Many American handgun manufacturers agreed last year to voluntarily include safety locks in new weapons they sell by 1999. About 1.1 million U.S.-made guns annually would be covered by this agreement, leaving 350,000 a year that would be sold without the locks.

Senators also voted to require the FBI to immediately destroy files of the background checks it performs on would-be gun purchasers. Those checks are performed under terms of the so-called Brady law, which requires a five-day waiting period while police agencies check to see whether the buyer has a criminal record.

The amendment by Sen. Bob Smith, R-N.H., would also prohibit the FBI from charging a fee this November when it begins using computers to quickly check handgun purchasers' criminal records.

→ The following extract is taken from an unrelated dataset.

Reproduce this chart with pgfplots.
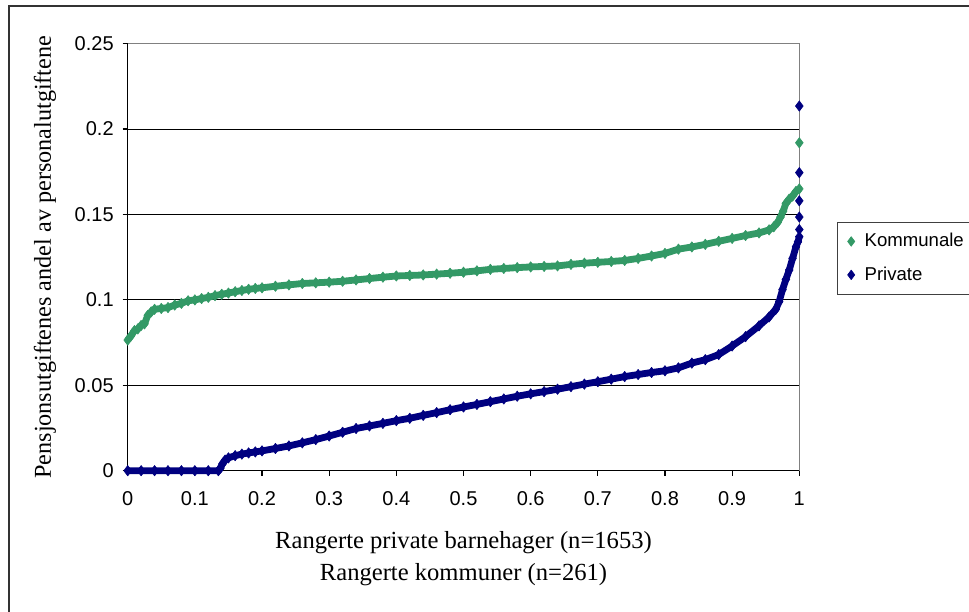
\documentclass[border=0pt]{standalone}
\usepackage{pgfplots}
\pgfplotsset{compat=1.18}
\usepackage{fontspec}
\setmainfont{Liberation Serif}
\newfontfamily\arial{Liberation Sans}
\definecolor{kgreen}{RGB}{51,153,102}
\definecolor{pnavy}{RGB}{0,0,128}

% ranked shares
\pgfplotstableread{
x      y
0.000  0.0765
0.005  0.0790
0.010  0.0820
0.015  0.0830
0.020  0.0850
0.025  0.0860
0.030  0.0910
0.035  0.0930
0.040  0.0945
0.050  0.0950
0.060  0.0955
0.070  0.0970
0.080  0.0980
0.090  0.0995
0.100  0.1000
0.110  0.1008
0.120  0.1015
0.130  0.1025
0.140  0.1033
0.150  0.1040
0.160  0.1048
0.170  0.1055
0.180  0.1062
0.190  0.1067
0.200  0.1071
0.220  0.1080
0.240  0.1088
0.260  0.1096
0.280  0.1100
0.300  0.1104
0.320  0.1109
0.340  0.1117
0.360  0.1125
0.380  0.1133
0.400  0.1140
0.420  0.1143
0.440  0.1146
0.460  0.1151
0.480  0.1156
0.500  0.1162
0.520  0.1170
0.540  0.1179
0.560  0.1184
0.580  0.1189
0.600  0.1193
0.620  0.1196
0.640  0.1199
0.660  0.1208
0.680  0.1215
0.700  0.1220
0.720  0.1225
0.740  0.1231
0.760  0.1243
0.780  0.1257
0.800  0.1272
0.820  0.1297
0.840  0.1310
0.860  0.1325
0.880  0.1343
0.900  0.1360
0.920  0.1377
0.940  0.1392
0.955  0.1410
0.962  0.1428
0.968  0.1455
0.972  0.1485
0.976  0.1520
0.980  0.1565
0.985  0.1590
0.990  0.1608
0.995  0.1635
1.000  0.1650
}\kommunale

\pgfplotstableread{
x      y
0.000  0.0000
0.020  0.0000
0.040  0.0000
0.060  0.0000
0.080  0.0000
0.100  0.0000
0.120  0.0000
0.135  0.0000
0.138  0.0015
0.141  0.0040
0.145  0.0062
0.150  0.0075
0.160  0.0088
0.170  0.0097
0.180  0.0104
0.190  0.0110
0.200  0.0116
0.220  0.0130
0.240  0.0145
0.260  0.0163
0.280  0.0182
0.300  0.0203
0.320  0.0225
0.340  0.0247
0.360  0.0262
0.380  0.0277
0.400  0.0293
0.420  0.0307
0.440  0.0324
0.460  0.0340
0.480  0.0357
0.500  0.0373
0.520  0.0388
0.540  0.0404
0.560  0.0420
0.580  0.0436
0.600  0.0450
0.620  0.0463
0.640  0.0477
0.660  0.0492
0.680  0.0507
0.700  0.0521
0.720  0.0536
0.740  0.0551
0.760  0.0563
0.780  0.0575
0.800  0.0585
0.820  0.0602
0.840  0.0630
0.860  0.0650
0.880  0.0680
0.900  0.0730
0.920  0.0785
0.940  0.0848
0.955  0.0900
0.965  0.0945
0.970  0.0990
0.975  0.1060
0.980  0.1120
0.985  0.1175
0.990  0.1243
0.995  0.1311
0.998  0.1340
1.000  0.1370
}\private

\begin{document}
\begin{tikzpicture}
\path[use as bounding box] (0,0) rectangle (484.5bp,306bp);
\draw[line width=1bp, black!80] (4.5bp,-10bp) -- (4.5bp,303bp) -- (500bp,303bp);
\begin{axis}[
  at={(63.85bp,70.65bp)}, anchor=south west,
  width=335.8bp, height=213.5bp, scale only axis,
  xmin=0, xmax=1, ymin=0, ymax=0.25,
  clip=false,
  axis lines*=left,
  axis line style={-, black, line width=0.6bp},
  xtick={0,0.1,0.2,0.3,0.4,0.5,0.6,0.7,0.8,0.9,1},
  ytick={0,0.05,0.1,0.15,0.2,0.25},
  scaled ticks=false,
  tick align=outside,
  major tick length=2.5bp,
  tick style={black, line width=0.6bp},
  ymajorgrids,
  major grid style={black, line width=0.5bp},
  /pgf/number format/fixed,
  /pgf/number format/precision=2,
  /pgf/number format/assume math mode=true,
  tick label style={font=\arial\fontsize{10bp}{12bp}\selectfont},
  xticklabel style={yshift=-4.5bp},
  yticklabel style={xshift=-1bp},
  xlabel={Rangerte private barnehager (n=1653)\\Rangerte kommuner (n=261)},
  xlabel style={align=center, font=\fontsize{12.3bp}{16bp}\selectfont,
    at={(axis description cs:0.5,-0.2068)}, anchor=center},
  ylabel={Pensjonsutgiftenes andel av personalutgiftene},
  ylabel style={font=\fontsize{12.1bp}{14bp}\selectfont,
    at={(axis description cs:-0.1231,0.5)}, anchor=center},
  legend cell align=left,
  legend style={at={(1.0566,0.5831)}, anchor=north west,
    draw=black!75, line width=0.5bp,
    font=\arial\fontsize{9.3bp}{11bp}\selectfont,
    inner xsep=1bp, inner ysep=3.5bp, row sep=4.5bp},
  legend image code/.code={\path (-4bp,0bp) (3bp,0bp);
    \draw[only marks, mark size=2.4bp] plot coordinates {(0bp,0bp)};},
]
\draw[gray, line width=0.6bp] (rel axis cs:0,1) -- (rel axis cs:1,1) -- (rel axis cs:1,0);
\addplot[kgreen, line width=3.4bp, line join=round, mark=diamond*,
  mark size=2.6bp, mark options={line width=0.3bp}]
  table[x=x, y=y] {\kommunale};
\addlegendentry{Kommunale}
\addplot[pnavy, line width=3.4bp, line join=round, mark=diamond*,
  mark size=2.6bp, mark options={line width=0.3bp}]
  table[x=x, y=y] {\private};
\addlegendentry{Private}
\addplot[kgreen, only marks, mark=diamond*, mark size=2.5bp,
  forget plot] coordinates {(1.000,0.192)};
\addplot[pnavy, only marks, mark=diamond*, mark size=2.5bp,
  forget plot] coordinates {(1.000,0.1412) (1.000,0.1485) (1.000,0.1580) (1.000,0.1745) (1.000,0.2135)};
\end{axis}
\end{tikzpicture}
\end{document}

The provision was approved by voice vote after a virtually identical version was approved by 69-31.

The Senate also voted by voice for language by Sen. Dick Durbin, D-Ill., that would prohibit most foreign tourists from purchasing guns in the United States, with exceptions for visitors with valid U.S. hunting licenses.

All the gun provisions were offered as amendments to a $33.2 billion spending bill for next year for the departments of Commerce, Justice and State.